+++ DATASET CONTENT +++

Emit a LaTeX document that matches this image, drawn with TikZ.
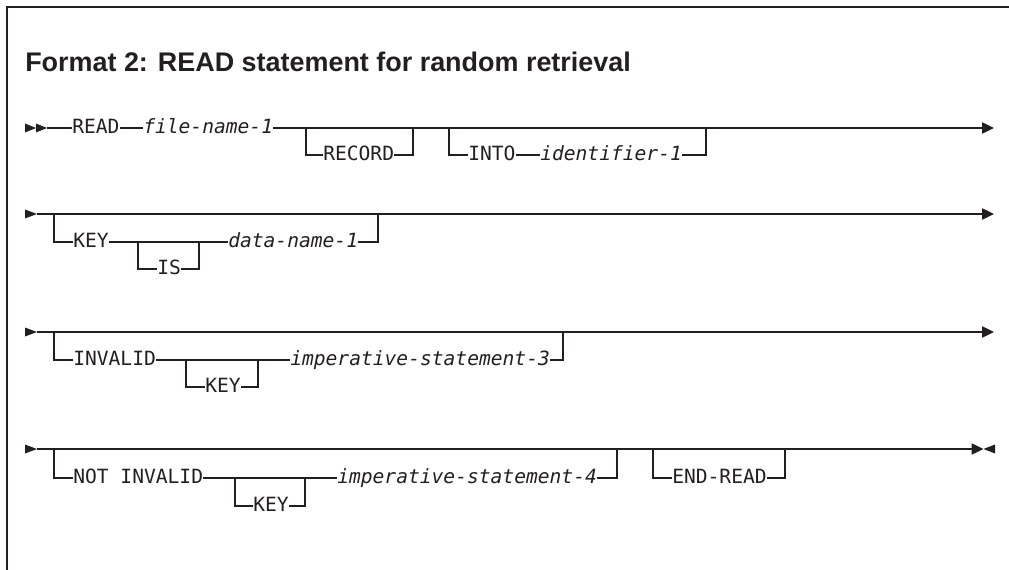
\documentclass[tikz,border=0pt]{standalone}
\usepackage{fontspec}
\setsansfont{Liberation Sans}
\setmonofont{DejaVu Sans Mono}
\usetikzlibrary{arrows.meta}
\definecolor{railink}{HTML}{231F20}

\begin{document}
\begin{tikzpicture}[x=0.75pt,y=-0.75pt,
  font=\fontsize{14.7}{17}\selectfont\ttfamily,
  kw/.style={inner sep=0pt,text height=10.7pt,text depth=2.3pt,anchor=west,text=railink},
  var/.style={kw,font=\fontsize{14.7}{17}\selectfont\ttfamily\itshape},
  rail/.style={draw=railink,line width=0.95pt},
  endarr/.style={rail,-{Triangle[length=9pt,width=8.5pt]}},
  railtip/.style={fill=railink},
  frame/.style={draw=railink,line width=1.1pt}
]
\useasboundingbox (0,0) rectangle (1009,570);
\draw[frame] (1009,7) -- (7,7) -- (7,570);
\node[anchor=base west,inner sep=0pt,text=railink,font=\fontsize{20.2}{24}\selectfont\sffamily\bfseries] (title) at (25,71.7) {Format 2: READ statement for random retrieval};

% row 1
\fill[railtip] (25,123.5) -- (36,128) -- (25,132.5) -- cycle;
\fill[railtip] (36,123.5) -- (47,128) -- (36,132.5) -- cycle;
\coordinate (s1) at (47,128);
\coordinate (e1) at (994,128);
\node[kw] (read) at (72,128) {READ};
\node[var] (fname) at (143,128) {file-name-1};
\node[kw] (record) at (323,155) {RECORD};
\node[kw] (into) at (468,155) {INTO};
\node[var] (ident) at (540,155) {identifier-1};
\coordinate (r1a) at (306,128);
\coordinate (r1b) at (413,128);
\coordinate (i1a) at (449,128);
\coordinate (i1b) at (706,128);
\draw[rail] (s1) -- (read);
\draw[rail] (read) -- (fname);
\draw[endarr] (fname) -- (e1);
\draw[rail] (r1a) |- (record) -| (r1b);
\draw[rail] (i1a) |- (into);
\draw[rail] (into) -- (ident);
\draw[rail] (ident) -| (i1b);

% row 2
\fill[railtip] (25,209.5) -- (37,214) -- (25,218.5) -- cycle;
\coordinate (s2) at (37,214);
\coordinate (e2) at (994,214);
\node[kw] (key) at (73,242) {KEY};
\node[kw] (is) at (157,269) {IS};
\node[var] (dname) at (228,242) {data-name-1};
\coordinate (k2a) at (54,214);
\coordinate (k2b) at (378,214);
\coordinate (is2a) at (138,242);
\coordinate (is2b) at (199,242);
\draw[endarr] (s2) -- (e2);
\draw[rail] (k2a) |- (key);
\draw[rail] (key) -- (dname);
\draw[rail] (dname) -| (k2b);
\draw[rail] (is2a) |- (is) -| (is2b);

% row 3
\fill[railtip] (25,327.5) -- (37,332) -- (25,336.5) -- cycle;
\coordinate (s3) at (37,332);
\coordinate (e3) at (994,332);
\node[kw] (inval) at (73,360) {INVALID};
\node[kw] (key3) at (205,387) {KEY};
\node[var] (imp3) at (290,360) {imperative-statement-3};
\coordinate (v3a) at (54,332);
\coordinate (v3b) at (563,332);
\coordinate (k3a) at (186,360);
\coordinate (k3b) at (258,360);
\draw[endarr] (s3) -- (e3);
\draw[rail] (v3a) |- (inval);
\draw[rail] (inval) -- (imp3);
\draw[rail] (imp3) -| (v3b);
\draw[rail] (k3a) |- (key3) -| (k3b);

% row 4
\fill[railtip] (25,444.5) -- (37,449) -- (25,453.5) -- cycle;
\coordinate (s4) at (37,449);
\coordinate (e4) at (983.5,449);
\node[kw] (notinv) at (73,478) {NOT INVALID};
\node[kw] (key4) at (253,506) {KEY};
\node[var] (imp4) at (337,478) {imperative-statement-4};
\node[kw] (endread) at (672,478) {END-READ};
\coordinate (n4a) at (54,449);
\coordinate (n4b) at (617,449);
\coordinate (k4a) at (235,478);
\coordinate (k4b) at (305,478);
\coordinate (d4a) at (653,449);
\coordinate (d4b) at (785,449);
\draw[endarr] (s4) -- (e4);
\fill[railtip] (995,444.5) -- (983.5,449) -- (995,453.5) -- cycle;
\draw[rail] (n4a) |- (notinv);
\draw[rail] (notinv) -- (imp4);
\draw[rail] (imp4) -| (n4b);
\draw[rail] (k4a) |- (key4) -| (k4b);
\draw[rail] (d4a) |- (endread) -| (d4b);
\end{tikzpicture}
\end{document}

+++

**WHAT THE EXERCISE ASKS**:
Reproduce each line word for word and drop the pictures.

**FULL SOLUTION**:
Emit a LaTeX document that matches this image, drawn with TikZ.
\documentclass[tikz,border=0pt]{standalone}
\usepackage{fontspec}
\setsansfont{Liberation Sans}
\setmonofont{DejaVu Sans Mono}
\usetikzlibrary{arrows.meta}
\definecolor{railink}{HTML}{231F20}

\begin{document}
\begin{tikzpicture}[x=0.75pt,y=-0.75pt,
  font=\fontsize{14.7}{17}\selectfont\ttfamily,
  kw/.style={inner sep=0pt,text height=10.7pt,text depth=2.3pt,anchor=west,text=railink},
  var/.style={kw,font=\fontsize{14.7}{17}\selectfont\ttfamily\itshape},
  rail/.style={draw=railink,line width=0.95pt},
  endarr/.style={rail,-{Triangle[length=9pt,width=8.5pt]}},
  railtip/.style={fill=railink},
  frame/.style={draw=railink,line width=1.1pt}
]
\useasboundingbox (0,0) rectangle (1009,570);
\draw[frame] (1009,7) -- (7,7) -- (7,570);
\node[anchor=base west,inner sep=0pt,text=railink,font=\fontsize{20.2}{24}\selectfont\sffamily\bfseries] (title) at (25,71.7) {Format 2: READ statement for random retrieval};

% row 1
\fill[railtip] (25,123.5) -- (36,128) -- (25,132.5) -- cycle;
\fill[railtip] (36,123.5) -- (47,128) -- (36,132.5) -- cycle;
\coordinate (s1) at (47,128);
\coordinate (e1) at (994,128);
\node[kw] (read) at (72,128) {READ};
\node[var] (fname) at (143,128) {file-name-1};
\node[kw] (record) at (323,155) {RECORD};
\node[kw] (into) at (468,155) {INTO};
\node[var] (ident) at (540,155) {identifier-1};
\coordinate (r1a) at (306,128);
\coordinate (r1b) at (413,128);
\coordinate (i1a) at (449,128);
\coordinate (i1b) at (706,128);
\draw[rail] (s1) -- (read);
\draw[rail] (read) -- (fname);
\draw[endarr] (fname) -- (e1);
\draw[rail] (r1a) |- (record) -| (r1b);
\draw[rail] (i1a) |- (into);
\draw[rail] (into) -- (ident);
\draw[rail] (ident) -| (i1b);

% row 2
\fill[railtip] (25,209.5) -- (37,214) -- (25,218.5) -- cycle;
\coordinate (s2) at (37,214);
\coordinate (e2) at (994,214);
\node[kw] (key) at (73,242) {KEY};
\node[kw] (is) at (157,269) {IS};
\node[var] (dname) at (228,242) {data-name-1};
\coordinate (k2a) at (54,214);
\coordinate (k2b) at (378,214);
\coordinate (is2a) at (138,242);
\coordinate (is2b) at (199,242);
\draw[endarr] (s2) -- (e2);
\draw[rail] (k2a) |- (key);
\draw[rail] (key) -- (dname);
\draw[rail] (dname) -| (k2b);
\draw[rail] (is2a) |- (is) -| (is2b);

% row 3
\fill[railtip] (25,327.5) -- (37,332) -- (25,336.5) -- cycle;
\coordinate (s3) at (37,332);
\coordinate (e3) at (994,332);
\node[kw] (inval) at (73,360) {INVALID};
\node[kw] (key3) at (205,387) {KEY};
\node[var] (imp3) at (290,360) {imperative-statement-3};
\coordinate (v3a) at (54,332);
\coordinate (v3b) at (563,332);
\coordinate (k3a) at (186,360);
\coordinate (k3b) at (258,360);
\draw[endarr] (s3) -- (e3);
\draw[rail] (v3a) |- (inval);
\draw[rail] (inval) -- (imp3);
\draw[rail] (imp3) -| (v3b);
\draw[rail] (k3a) |- (key3) -| (k3b);

% row 4
\fill[railtip] (25,444.5) -- (37,449) -- (25,453.5) -- cycle;
\coordinate (s4) at (37,449);
\coordinate (e4) at (983.5,449);
\node[kw] (notinv) at (73,478) {NOT INVALID};
\node[kw] (key4) at (253,506) {KEY};
\node[var] (imp4) at (337,478) {imperative-statement-4};
\node[kw] (endread) at (672,478) {END-READ};
\coordinate (n4a) at (54,449);
\coordinate (n4b) at (617,449);
\coordinate (k4a) at (235,478);
\coordinate (k4b) at (305,478);
\coordinate (d4a) at (653,449);
\coordinate (d4b) at (785,449);
\draw[endarr] (s4) -- (e4);
\fill[railtip] (995,444.5) -- (983.5,449) -- (995,453.5) -- cycle;
\draw[rail] (n4a) |- (notinv);
\draw[rail] (notinv) -- (imp4);
\draw[rail] (imp4) -| (n4b);
\draw[rail] (k4a) |- (key4) -| (k4b);
\draw[rail] (d4a) |- (endread) -| (d4b);
\end{tikzpicture}
\end{document}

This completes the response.